- Born: 15 March 1923 China
- Died: 31 December 2018 Hamilton, Canada
- Occupations: Chinese language researcher, teacher, author
- Spouse: Siu-fung Wong
- Children: Chien, Kang

= Jan Yun-hua =

Chinese language researcher, teacher, and author (1923–2018)

Jan Yun-hua 冉雲華 (1923-2018), (Ran Yunhua in Pinyin) was a Chinese language researcher, teacher and author. He was associated with McMaster University in Canada. He was best known in Chinese Buddhist studies, more broadly researching Buddhist studies, Chan Studies, Dunhuang Studies, and Daoist Studies.

He was born on 15 March 1923 in China and grew up and spent his early life there. He met Siu-fung Wong, when they were both students. They married and together went through the upheavals of World War II and the Chinese Civil War. After spending their early married life in Hong Kong they settled in Santiniketan in India. He joined the Cheena Bhavana, the Institute of Chinese language and culture, to continue his studies under the guidance of Tan Yun-Shan. After securing his Ph D at the Visva Bharati University, he continued with his research and writing. His sons, Chien and Kang, were born there and started growing up.

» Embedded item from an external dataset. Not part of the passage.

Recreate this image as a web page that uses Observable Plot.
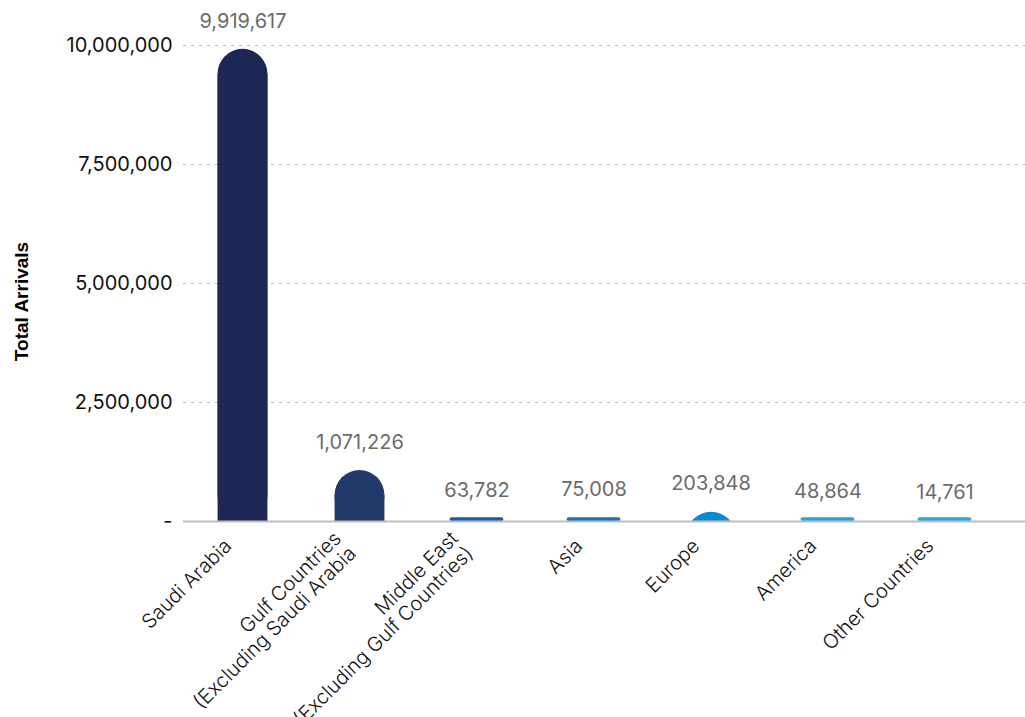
<!DOCTYPE html>
<html>
<head>
<meta charset="utf-8">
<script src="https://cdn.jsdelivr.net/npm/d3@7"></script>
<script src="https://cdn.jsdelivr.net/npm/@observablehq/plot@0.6"></script>
<style>
  html, body { margin: 0; padding: 0; background: #fff; }
  #chart { width: 1025px; height: 717px; }
</style>
</head>
<body>
<div id="chart"></div>
<script>
const regions = [
  "Saudi Arabia",
  "Gulf Countries\n(Excluding Saudi Arabia",
  "Middle East\n(Excluding Gulf Countries)",
  "Asia",
  "Europe",
  "America",
  "Other Countries"
];
const arrivals = [9919617, 1071226, 63782, 75008, 203848, 48864, 14761];
const barColors = ["#1e2656", "#223a6a", "#1d5aab", "#1f6dbb", "#0a8bcc", "#27a4dc", "#28a8df"];
const yTicks = [0, 2500000, 5000000, 7500000, 10000000];
const yTitle = "Total Arrivals";

const data = regions.map((r, i) => ({region: r, value: arrivals[i], color: barColors[i]}));
const tall = data.filter(d => d.value >= 1000000);
const mid = data.filter(d => d.value >= 100000 && d.value < 1000000);
const small = data.filter(d => d.value < 100000);
const fmt = d3.format(",");
const FONT = "Inter, Roboto, 'Liberation Sans', sans-serif";

const W = 1025, ML = 183, XR = 22;
const R = 25;
const step = (W - ML - XR) / regions.length;
const INSET = (step - 2 * R) / 2;

const chart = Plot.plot({
  width: W,
  height: 717,
  marginTop: 45,
  marginBottom: 196,
  marginLeft: ML,
  marginRight: 0,
  style: {fontFamily: FONT, background: "#fff"},
  x: {domain: regions, padding: 0, insetRight: XR, axis: null},
  y: {domain: [0, 10000000], axis: null},
  marks: [
    Plot.ruleY(yTicks.filter(d => d > 0), {stroke: "#bdbdbd", strokeWidth: 1.2, strokeDasharray: "3,5"}),
    Plot.text(yTicks, {
      y: d => d, frameAnchor: "left", dx: -11, textAnchor: "end",
      text: d => d === 0 ? "-" : fmt(d), fontSize: 20, fill: "#111"
    }),
    // tall bars: rounded rect + square-bottom body
    Plot.barY(tall, {x: "region", y1: 0, y2: "value", fill: "color", rx: R, insetLeft: INSET, insetRight: INSET}),
    Plot.barY(tall, {x: "region", y1: 0, y2: "value", fill: "color", insetTop: R, insetLeft: INSET, insetRight: INSET}),
    // short bar: circular cap clipped at the baseline
    Plot.dot(mid, {x: "region", y: "value", r: R, dy: R, fill: "color", stroke: "none", clip: true}),
    // very small bars: thin rounded strips
    Plot.barY(small, {x: "region", y1: 0, y2: d => Math.max(d.value, 80000), fill: "color", rx: 2, insetLeft: INSET - 2, insetRight: INSET - 2}),
    Plot.ruleY([0], {stroke: "#bdbdbd", strokeWidth: 2}),
    Plot.text(data, {
      x: "region", y: "value", text: d => fmt(d.value), dy: -28,
      fontSize: 20, fill: "#6b6b6b", lineAnchor: "middle"
    }),
    Plot.text(data, {
      x: "region", frameAnchor: "bottom", text: "region", rotate: -45,
      textAnchor: "end", lineAnchor: "middle", dx: -15, dy: 21,
      fontSize: 20, fontWeight: 300, fill: "#111", lineHeight: 1.05
    }),
    Plot.text([yTitle], {
      frameAnchor: "left", rotate: -90, dx: -162, dy: 18, textAnchor: "middle",
      text: d => d, fontSize: 19, fontWeight: "bold", fill: "#000",
      fontFamily: "'Liberation Sans', Arial, sans-serif"
    })
  ]
});
document.getElementById("chart").appendChild(chart);
</script>
</body>
</html>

His work attracted the attention of the department of religious studies at McMaster University in 1967 and he was invited to join the faculty there. After his retirement in 1988, he continued to work for some time in Taiwan. He died on 31 December 2018 at Shalom village in Hamilton

Among his publications were: Tsung Mi’s Questions Regarding the Confucian Absolute and Chronicle of Buddhism in China 561-960 AD. He had translated numerous Buddhist books.